===== Available data

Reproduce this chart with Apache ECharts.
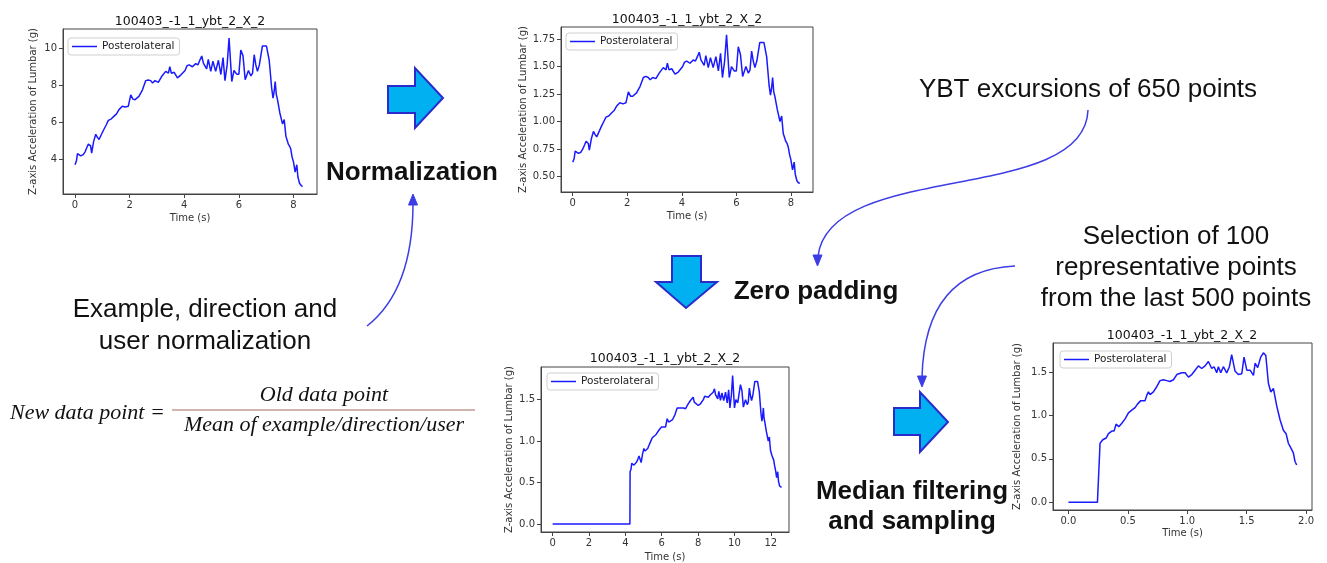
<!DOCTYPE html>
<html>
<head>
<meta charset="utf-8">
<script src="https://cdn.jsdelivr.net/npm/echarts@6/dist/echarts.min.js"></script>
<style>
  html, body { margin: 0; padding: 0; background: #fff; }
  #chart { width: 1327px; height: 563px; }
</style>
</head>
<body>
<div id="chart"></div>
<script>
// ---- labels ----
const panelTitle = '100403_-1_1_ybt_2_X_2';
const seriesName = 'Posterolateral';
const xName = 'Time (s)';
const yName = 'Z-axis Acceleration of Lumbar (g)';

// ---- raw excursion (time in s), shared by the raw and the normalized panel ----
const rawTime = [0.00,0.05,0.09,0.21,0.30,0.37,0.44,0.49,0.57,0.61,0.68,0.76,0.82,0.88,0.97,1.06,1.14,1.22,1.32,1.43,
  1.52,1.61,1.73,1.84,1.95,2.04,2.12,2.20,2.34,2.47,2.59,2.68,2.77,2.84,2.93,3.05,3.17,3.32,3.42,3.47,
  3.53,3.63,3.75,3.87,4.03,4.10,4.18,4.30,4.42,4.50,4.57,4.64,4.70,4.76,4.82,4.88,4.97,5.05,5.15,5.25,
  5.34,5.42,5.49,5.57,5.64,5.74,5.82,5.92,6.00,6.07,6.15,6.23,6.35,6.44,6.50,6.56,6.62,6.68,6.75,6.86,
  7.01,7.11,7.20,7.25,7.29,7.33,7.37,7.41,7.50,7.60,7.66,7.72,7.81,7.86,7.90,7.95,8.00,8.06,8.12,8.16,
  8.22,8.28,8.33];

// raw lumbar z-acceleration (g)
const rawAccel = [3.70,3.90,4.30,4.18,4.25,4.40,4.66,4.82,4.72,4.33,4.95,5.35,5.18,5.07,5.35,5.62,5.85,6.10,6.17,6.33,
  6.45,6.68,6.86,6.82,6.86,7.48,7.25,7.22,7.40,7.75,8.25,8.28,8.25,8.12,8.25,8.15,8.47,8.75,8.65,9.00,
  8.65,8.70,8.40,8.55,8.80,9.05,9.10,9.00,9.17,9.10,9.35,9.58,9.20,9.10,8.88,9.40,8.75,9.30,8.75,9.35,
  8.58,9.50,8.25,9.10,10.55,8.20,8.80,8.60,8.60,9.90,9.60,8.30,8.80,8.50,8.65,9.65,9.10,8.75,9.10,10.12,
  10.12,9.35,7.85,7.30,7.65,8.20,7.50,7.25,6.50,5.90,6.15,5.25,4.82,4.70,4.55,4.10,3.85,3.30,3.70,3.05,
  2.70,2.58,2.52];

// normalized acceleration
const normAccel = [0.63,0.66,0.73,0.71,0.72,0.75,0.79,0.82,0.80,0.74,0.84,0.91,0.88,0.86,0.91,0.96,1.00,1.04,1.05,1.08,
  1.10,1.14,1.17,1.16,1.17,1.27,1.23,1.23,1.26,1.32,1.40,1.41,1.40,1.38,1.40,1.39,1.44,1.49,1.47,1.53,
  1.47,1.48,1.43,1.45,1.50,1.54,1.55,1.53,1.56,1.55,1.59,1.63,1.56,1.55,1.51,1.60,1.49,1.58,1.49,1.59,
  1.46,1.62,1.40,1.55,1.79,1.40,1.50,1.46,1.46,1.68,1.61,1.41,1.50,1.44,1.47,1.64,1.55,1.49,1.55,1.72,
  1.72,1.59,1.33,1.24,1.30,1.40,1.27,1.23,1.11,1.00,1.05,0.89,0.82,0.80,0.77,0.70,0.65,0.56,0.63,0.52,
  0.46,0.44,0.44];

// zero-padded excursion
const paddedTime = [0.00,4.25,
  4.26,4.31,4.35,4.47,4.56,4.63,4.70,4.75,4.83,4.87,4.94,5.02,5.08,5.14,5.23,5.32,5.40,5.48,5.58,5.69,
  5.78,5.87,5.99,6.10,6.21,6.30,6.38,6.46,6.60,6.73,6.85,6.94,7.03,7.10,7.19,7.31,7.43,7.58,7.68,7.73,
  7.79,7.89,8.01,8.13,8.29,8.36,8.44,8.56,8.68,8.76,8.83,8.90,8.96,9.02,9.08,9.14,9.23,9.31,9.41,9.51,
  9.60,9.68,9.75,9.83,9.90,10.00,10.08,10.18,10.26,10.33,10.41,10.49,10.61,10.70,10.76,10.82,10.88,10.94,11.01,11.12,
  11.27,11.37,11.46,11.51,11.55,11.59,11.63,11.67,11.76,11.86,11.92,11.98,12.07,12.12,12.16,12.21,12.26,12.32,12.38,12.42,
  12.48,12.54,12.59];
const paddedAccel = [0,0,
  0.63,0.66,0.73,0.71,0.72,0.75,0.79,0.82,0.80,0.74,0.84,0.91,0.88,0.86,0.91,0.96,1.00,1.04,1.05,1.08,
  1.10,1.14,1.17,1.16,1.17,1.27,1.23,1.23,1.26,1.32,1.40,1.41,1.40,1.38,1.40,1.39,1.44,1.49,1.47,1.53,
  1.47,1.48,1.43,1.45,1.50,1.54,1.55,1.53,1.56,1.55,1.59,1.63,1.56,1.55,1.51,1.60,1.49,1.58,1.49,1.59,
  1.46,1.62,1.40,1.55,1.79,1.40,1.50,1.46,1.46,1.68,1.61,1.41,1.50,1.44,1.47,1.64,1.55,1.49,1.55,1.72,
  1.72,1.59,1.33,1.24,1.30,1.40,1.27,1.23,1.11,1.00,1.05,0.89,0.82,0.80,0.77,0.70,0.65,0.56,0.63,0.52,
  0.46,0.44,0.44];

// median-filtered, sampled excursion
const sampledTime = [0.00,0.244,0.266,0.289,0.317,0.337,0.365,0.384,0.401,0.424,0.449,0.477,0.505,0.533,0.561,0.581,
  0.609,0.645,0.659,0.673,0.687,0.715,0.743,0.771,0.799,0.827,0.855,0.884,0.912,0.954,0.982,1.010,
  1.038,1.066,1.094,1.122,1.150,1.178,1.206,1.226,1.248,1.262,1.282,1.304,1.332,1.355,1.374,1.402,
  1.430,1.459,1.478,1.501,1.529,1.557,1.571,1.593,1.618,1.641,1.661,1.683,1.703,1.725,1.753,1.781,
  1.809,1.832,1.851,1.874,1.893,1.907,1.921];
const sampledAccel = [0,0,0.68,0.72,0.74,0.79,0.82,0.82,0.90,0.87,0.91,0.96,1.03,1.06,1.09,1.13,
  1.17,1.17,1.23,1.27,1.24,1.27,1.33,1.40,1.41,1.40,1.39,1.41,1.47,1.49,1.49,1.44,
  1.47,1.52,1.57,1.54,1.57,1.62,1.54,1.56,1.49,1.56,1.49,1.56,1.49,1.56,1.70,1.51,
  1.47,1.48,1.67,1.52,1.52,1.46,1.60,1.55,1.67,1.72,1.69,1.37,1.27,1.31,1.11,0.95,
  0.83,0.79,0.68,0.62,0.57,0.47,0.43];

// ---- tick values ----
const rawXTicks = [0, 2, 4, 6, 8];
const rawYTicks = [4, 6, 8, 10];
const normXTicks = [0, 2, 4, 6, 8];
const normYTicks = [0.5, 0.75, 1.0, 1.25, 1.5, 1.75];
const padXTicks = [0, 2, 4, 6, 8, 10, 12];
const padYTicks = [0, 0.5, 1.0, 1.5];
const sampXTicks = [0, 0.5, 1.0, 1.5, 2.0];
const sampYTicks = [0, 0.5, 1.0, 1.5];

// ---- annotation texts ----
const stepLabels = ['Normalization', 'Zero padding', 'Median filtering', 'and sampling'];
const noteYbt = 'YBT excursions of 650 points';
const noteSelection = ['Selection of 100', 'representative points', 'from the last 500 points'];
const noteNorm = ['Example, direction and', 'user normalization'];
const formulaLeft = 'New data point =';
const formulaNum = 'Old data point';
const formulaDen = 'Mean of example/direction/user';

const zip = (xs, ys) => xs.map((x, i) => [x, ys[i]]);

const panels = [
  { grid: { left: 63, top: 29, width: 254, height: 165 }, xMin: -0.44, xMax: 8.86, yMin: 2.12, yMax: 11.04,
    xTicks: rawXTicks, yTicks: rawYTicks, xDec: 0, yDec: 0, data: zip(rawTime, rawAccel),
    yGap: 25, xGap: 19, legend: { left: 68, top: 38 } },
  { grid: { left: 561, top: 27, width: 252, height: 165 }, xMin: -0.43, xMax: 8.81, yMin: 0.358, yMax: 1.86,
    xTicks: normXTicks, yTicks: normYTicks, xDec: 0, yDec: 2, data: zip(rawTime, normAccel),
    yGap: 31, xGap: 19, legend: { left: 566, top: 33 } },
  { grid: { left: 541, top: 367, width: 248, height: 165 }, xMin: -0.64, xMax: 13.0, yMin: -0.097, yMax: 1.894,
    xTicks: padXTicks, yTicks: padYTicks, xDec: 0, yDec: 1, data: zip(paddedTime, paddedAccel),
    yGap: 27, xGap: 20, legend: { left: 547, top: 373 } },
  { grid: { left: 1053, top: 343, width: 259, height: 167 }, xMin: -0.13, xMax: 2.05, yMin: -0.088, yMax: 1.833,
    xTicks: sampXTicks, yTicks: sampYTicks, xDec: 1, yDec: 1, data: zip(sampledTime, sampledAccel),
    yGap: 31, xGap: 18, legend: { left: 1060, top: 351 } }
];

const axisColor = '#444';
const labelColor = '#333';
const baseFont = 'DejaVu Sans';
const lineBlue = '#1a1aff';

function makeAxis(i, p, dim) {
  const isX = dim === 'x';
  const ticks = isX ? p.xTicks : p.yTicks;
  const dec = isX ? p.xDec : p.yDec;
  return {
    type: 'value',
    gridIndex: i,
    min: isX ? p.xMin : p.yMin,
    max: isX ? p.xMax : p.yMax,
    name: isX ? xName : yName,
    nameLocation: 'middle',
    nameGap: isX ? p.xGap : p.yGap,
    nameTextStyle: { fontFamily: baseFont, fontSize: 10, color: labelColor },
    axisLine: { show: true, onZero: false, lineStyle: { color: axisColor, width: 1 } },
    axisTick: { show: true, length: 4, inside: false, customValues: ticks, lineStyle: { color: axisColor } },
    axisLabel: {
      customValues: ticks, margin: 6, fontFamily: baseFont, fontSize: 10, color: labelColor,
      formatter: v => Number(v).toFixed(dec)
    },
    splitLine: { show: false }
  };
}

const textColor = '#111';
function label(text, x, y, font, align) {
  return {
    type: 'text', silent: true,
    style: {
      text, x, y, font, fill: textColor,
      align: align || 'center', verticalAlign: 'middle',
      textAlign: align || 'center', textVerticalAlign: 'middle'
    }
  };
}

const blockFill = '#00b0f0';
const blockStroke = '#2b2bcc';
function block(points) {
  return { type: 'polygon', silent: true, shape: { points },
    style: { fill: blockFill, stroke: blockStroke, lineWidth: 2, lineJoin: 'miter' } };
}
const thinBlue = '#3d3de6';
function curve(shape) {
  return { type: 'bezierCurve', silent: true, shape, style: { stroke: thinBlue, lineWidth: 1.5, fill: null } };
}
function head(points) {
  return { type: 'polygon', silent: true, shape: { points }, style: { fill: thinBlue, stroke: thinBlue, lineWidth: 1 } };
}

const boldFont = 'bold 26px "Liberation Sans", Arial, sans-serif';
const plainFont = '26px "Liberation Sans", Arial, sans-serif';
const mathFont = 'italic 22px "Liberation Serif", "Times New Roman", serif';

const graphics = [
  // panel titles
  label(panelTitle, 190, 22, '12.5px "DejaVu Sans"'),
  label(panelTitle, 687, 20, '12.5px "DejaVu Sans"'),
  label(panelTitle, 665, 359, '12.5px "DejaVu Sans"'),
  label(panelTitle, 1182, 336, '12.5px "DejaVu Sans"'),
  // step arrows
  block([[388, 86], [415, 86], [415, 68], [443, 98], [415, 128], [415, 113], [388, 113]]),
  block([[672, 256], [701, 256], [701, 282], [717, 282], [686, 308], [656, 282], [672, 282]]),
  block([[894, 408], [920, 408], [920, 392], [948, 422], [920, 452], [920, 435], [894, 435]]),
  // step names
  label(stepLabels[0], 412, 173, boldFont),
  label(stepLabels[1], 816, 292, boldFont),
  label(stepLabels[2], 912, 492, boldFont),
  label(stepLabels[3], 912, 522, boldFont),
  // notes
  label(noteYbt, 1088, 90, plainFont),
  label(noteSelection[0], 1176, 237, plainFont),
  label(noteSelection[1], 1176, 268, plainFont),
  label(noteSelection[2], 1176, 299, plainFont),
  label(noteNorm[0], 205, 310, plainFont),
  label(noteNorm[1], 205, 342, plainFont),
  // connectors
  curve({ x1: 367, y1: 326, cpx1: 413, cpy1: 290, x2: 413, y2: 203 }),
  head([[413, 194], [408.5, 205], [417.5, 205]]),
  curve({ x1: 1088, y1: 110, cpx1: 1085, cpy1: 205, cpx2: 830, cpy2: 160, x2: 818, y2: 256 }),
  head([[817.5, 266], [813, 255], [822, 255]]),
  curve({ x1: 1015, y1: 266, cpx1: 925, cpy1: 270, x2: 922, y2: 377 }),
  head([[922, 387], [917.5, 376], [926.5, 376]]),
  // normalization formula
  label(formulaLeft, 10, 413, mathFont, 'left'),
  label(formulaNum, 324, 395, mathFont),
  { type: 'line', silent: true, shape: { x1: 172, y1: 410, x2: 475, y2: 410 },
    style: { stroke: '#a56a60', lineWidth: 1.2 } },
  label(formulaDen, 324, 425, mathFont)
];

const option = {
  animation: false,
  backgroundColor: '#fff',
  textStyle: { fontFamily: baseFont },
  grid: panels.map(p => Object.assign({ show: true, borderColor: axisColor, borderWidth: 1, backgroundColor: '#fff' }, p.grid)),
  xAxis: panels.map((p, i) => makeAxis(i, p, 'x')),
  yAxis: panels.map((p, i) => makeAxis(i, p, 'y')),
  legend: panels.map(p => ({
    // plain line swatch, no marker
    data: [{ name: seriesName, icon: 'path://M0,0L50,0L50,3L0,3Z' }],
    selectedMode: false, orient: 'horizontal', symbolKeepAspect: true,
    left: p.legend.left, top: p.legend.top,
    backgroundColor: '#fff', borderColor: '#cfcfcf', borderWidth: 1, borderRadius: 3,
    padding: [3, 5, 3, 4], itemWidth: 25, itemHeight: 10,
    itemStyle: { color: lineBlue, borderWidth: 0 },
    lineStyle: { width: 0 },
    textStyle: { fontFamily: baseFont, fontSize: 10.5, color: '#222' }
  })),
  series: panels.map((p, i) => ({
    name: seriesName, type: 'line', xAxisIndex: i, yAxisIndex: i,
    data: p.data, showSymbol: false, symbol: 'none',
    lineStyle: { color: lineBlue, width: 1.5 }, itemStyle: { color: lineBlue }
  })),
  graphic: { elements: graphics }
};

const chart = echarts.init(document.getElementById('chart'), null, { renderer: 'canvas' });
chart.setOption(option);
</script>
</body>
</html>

==========

▶ [Your objective]
Pictures are excluded: retype only the lines from the beginning of the listing above through the line with "const yName = 'Z-axis", both included.

▶ [Reply to the task]
Reproduce this chart with Apache ECharts.
<!DOCTYPE html>
<html>
<head>
<meta charset="utf-8">
<script src="https://cdn.jsdelivr.net/npm/echarts@6/dist/echarts.min.js"></script>
<style>
  html, body { margin: 0; padding: 0; background: #fff; }
  #chart { width: 1327px; height: 563px; }
</style>
</head>
<body>
<div id="chart"></div>
<script>
// ---- labels ----
const panelTitle = '100403_-1_1_ybt_2_X_2';
const seriesName = 'Posterolateral';
const xName = 'Time (s)';
const yName = 'Z-axis Acceleration of Lumbar (g)';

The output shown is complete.